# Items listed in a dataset
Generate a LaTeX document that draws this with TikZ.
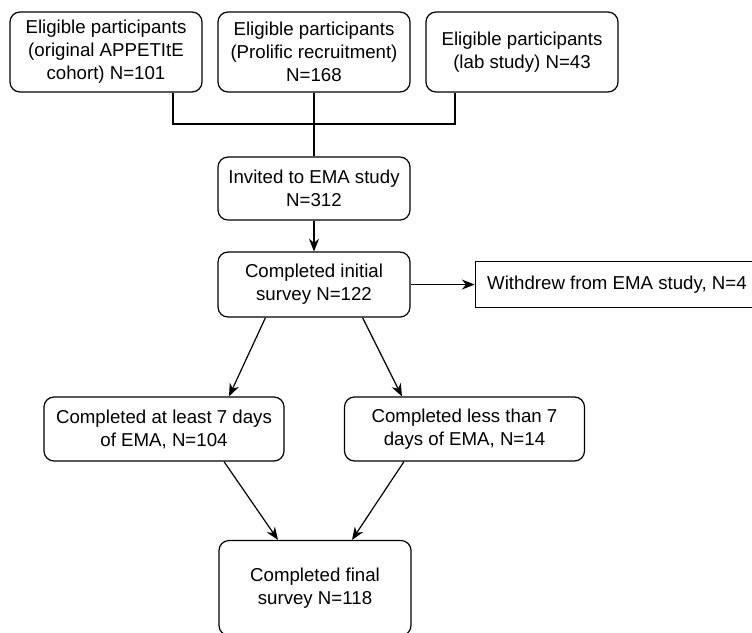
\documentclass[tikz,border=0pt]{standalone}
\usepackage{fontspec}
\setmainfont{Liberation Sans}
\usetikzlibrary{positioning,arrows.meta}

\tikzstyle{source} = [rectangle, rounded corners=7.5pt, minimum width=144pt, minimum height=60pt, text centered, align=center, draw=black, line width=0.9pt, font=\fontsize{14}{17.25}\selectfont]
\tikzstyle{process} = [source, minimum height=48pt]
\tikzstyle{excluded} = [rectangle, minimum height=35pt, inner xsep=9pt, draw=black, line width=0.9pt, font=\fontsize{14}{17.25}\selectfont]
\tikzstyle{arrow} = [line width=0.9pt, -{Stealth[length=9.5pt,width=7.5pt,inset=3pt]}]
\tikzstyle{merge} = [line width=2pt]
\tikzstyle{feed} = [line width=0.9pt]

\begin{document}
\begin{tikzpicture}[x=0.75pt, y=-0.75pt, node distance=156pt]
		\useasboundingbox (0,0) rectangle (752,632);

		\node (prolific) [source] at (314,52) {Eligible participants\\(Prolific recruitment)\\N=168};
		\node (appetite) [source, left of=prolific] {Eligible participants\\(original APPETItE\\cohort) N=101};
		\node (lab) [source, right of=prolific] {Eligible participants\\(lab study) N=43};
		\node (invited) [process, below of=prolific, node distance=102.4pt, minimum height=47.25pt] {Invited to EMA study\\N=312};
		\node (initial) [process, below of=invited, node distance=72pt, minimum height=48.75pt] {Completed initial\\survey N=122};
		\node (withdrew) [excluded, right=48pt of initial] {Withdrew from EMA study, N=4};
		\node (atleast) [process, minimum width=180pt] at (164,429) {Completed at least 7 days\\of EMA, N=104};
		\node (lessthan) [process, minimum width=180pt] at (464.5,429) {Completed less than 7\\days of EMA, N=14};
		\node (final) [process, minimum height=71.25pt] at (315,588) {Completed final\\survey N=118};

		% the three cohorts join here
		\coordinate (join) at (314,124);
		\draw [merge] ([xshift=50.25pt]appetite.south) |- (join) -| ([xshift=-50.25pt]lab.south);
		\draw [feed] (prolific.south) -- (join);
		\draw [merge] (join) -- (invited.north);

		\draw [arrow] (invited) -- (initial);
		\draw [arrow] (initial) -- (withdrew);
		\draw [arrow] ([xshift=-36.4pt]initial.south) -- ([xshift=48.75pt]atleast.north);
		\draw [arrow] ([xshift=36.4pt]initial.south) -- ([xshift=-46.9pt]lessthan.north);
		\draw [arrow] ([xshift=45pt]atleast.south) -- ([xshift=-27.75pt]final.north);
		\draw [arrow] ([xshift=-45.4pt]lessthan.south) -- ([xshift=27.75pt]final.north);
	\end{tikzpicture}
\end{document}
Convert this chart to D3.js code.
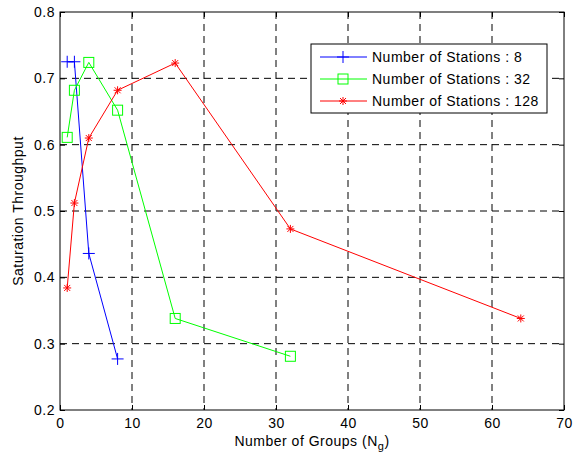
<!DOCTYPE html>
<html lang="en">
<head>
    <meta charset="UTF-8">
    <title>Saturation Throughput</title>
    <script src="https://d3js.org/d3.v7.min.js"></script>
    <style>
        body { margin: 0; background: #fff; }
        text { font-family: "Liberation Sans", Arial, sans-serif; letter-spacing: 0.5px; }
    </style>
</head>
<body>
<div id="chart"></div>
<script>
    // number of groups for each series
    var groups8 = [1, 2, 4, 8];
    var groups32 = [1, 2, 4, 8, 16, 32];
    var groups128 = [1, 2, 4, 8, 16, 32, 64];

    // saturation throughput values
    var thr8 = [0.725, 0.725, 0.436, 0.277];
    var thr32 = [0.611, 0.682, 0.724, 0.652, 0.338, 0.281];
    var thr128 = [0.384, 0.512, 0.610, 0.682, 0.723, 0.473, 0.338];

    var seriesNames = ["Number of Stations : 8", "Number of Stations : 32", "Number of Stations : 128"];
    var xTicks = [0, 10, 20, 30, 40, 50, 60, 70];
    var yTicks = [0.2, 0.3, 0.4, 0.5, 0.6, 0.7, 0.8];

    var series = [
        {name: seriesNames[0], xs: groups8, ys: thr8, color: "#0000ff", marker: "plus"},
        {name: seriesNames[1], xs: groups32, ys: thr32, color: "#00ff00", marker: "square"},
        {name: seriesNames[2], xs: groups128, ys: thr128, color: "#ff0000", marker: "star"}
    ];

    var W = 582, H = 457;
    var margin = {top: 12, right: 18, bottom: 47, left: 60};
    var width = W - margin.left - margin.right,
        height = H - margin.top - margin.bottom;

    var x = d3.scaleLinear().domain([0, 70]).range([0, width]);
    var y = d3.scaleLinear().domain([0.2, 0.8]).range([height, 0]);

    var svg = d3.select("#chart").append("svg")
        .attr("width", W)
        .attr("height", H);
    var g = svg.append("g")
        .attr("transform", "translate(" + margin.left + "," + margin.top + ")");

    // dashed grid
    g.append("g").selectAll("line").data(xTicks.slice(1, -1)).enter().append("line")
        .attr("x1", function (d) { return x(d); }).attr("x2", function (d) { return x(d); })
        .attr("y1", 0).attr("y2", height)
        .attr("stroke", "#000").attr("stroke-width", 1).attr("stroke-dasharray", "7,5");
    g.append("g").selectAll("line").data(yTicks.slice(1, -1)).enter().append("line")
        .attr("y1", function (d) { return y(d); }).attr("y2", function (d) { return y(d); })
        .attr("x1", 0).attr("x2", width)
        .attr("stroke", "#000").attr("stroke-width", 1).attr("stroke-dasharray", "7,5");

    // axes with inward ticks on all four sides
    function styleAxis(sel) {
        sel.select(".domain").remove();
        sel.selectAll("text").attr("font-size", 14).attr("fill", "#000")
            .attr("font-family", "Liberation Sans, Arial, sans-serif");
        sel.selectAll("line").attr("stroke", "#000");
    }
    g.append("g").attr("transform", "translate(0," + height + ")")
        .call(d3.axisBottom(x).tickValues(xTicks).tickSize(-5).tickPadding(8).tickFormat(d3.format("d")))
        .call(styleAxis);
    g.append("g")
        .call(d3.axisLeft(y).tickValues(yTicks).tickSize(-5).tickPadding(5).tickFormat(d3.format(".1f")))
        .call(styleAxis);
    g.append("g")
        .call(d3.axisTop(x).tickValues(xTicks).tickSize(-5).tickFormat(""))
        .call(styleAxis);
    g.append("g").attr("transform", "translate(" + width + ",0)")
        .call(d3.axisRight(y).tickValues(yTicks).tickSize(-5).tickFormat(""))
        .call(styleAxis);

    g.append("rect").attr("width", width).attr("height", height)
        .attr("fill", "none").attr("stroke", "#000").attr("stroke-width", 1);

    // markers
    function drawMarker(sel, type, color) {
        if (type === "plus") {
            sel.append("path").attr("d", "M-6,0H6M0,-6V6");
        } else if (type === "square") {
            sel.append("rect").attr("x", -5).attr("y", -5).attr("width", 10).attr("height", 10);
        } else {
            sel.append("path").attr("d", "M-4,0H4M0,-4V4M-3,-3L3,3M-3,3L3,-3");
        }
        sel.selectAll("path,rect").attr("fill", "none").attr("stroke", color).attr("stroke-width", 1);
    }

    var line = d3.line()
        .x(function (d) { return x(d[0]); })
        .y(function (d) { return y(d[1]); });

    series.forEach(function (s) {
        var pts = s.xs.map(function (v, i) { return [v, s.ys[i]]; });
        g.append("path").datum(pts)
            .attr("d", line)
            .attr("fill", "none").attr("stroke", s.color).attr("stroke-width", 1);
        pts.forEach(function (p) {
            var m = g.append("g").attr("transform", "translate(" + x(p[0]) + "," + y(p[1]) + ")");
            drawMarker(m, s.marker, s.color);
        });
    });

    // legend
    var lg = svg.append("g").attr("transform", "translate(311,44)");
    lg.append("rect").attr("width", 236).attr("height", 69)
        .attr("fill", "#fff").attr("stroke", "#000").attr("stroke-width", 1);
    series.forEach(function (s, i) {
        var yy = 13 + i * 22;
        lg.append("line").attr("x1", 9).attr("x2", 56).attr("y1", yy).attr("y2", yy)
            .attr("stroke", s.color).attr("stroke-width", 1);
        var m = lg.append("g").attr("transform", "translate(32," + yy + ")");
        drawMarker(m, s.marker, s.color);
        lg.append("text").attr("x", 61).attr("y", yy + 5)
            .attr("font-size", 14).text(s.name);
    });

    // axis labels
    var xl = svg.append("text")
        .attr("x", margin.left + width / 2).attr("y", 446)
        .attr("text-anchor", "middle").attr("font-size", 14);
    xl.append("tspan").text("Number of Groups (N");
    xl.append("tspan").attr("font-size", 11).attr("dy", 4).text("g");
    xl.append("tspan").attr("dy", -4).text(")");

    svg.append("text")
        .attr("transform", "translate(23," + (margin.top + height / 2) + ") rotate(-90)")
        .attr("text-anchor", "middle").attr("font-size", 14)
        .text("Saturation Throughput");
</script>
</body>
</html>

# WORK INSTRUCTIONS
Identify each line of the material where the word "this" shows up, and copy it.

# EXERCISE RESPONSE
Generate a LaTeX document that draws this with TikZ.
Convert this chart to D3.js code.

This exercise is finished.